The article mentioned above attempts to find the optimal strategy for withdrawing money. To simplify the problem, the author only looks at Roth and traditional IRAs to find the best strategy. He starts with the simple strategy of withdrawing from the traditional IRA for income needs first, and then withdrawing from the Roth IRA once the traditional runs out. Then, he tries the reverse strategy, Roth first then traditional. It turns out withdrawing from the traditional first leads to significantly higher withdrawal levels and longer lasting withdrawals.
He also tests mixes of withdrawals from Roth and traditional IRAs. What he finds is that withdrawing up to the 15% tax bracket level from the traditional and then pulling from the Roth next to meet spending needs is the optimal strategy. Of course, this depends on how much money you have saved, too. And it doesn’t include taxable accounts, or pension distributions, or social security, etc.

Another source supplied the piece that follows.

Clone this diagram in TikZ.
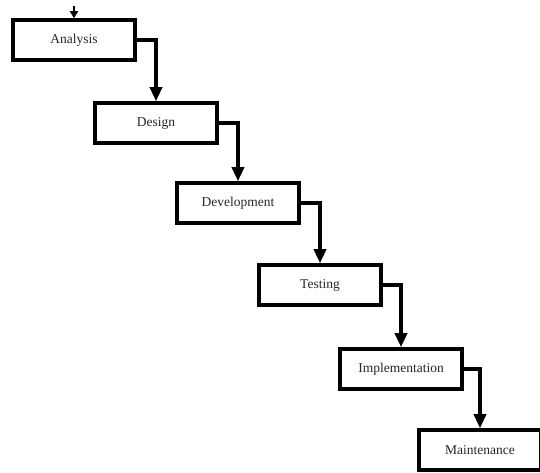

I hope you’re getting the picture: this is complex stuff. The article’s math is very complicated, and as soon as tax rates change, his conclusions need to be retested. This is one difficult problem to solve, and it can have huge impacts on how much money you live off in retirement and the amount of time your money will last.
I hope some genius designs a computer program that will solve this problem for people. You know, just plug in the amount you have from each source and what you’re getting from a pension and social security, and it tells you to pull out X dollars from A account, etc., so you optimize your income and its longevity. But, in the meantime, this will be one difficult problem to solve.
Nothing in this blog should be considered investment, financial, tax, or legal advice. The opinions, estimates and projections contained herein are subject to change without notice. Information throughout this blog has been obtained from sources believed to be accurate and reliable, but such accuracy cannot be guaranteed.